=== What is required ===
All lines from the top of the records below through the line holding "Chart.register(...registerables);", and only those, should be printed exactly, minus the pictures.

=== Material to process ===
++++++++++
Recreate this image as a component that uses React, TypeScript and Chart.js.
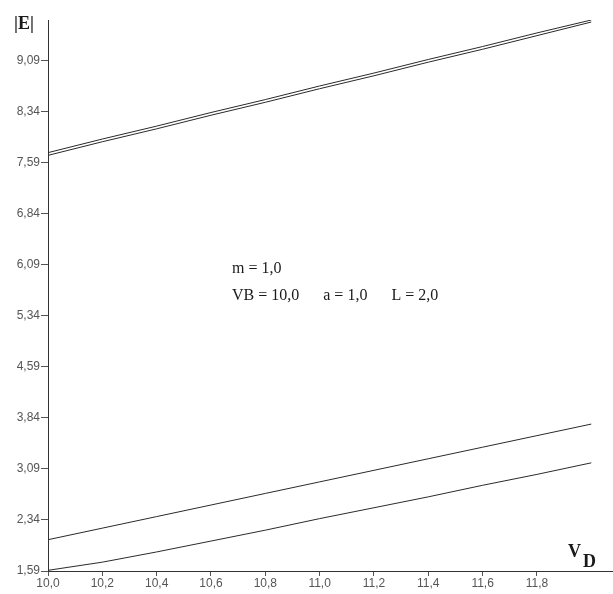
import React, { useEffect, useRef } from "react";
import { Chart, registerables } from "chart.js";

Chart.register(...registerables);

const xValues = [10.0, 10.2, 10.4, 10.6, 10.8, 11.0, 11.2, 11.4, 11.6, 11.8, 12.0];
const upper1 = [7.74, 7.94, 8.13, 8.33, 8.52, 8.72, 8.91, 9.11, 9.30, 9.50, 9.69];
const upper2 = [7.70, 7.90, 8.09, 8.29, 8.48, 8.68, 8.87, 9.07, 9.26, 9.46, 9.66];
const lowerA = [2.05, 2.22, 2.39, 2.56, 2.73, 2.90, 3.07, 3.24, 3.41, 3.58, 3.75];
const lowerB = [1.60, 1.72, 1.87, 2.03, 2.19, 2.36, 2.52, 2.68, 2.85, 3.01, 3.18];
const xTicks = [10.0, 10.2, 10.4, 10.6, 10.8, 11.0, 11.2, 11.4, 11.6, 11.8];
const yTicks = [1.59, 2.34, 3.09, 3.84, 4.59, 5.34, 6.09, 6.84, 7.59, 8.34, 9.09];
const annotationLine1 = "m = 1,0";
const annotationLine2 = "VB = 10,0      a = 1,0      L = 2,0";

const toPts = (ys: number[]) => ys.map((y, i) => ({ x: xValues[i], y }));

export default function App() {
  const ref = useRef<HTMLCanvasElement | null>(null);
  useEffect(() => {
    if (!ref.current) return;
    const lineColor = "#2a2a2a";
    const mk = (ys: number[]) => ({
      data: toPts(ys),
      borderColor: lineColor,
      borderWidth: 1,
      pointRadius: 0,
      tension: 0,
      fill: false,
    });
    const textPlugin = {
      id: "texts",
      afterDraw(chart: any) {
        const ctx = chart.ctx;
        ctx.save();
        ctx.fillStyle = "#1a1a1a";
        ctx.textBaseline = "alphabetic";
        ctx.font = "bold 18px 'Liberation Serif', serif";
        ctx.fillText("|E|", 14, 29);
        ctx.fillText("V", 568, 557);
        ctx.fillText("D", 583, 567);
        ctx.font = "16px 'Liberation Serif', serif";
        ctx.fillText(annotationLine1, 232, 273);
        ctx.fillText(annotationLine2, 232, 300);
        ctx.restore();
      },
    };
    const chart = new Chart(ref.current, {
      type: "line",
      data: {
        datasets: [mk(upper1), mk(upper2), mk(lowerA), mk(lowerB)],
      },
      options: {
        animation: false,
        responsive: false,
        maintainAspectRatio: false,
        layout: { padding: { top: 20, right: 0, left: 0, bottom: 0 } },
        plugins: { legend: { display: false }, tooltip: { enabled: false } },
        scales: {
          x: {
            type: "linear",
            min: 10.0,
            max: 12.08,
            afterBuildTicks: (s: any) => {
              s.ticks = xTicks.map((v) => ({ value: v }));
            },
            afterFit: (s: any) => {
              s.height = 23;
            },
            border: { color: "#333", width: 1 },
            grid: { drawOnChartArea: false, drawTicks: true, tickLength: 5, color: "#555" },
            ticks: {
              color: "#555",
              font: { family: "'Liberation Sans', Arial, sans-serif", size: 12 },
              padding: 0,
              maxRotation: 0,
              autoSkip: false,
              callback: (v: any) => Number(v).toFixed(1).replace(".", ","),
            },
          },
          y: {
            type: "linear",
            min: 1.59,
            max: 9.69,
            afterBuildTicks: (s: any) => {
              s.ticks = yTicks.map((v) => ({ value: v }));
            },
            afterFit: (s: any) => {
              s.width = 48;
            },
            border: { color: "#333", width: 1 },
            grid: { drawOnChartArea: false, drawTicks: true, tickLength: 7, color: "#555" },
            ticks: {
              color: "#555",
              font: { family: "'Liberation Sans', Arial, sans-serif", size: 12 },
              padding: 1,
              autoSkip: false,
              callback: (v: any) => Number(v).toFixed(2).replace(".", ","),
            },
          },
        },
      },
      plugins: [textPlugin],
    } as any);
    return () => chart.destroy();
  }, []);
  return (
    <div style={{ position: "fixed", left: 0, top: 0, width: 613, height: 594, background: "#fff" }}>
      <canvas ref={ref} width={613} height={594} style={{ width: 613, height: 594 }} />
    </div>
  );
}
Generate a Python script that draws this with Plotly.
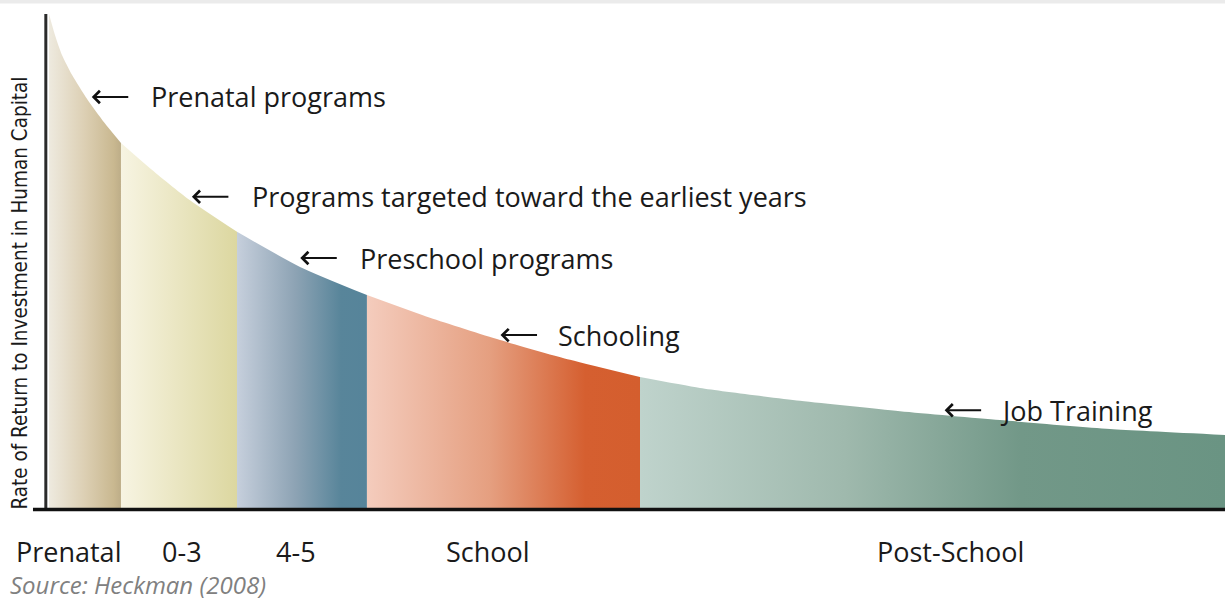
++++++++++
=== Reply ===
Recreate this image as a component that uses React, TypeScript and Chart.js.
import React, { useEffect, useRef } from "react";
import { Chart, registerables } from "chart.js";

Chart.register(...registerables);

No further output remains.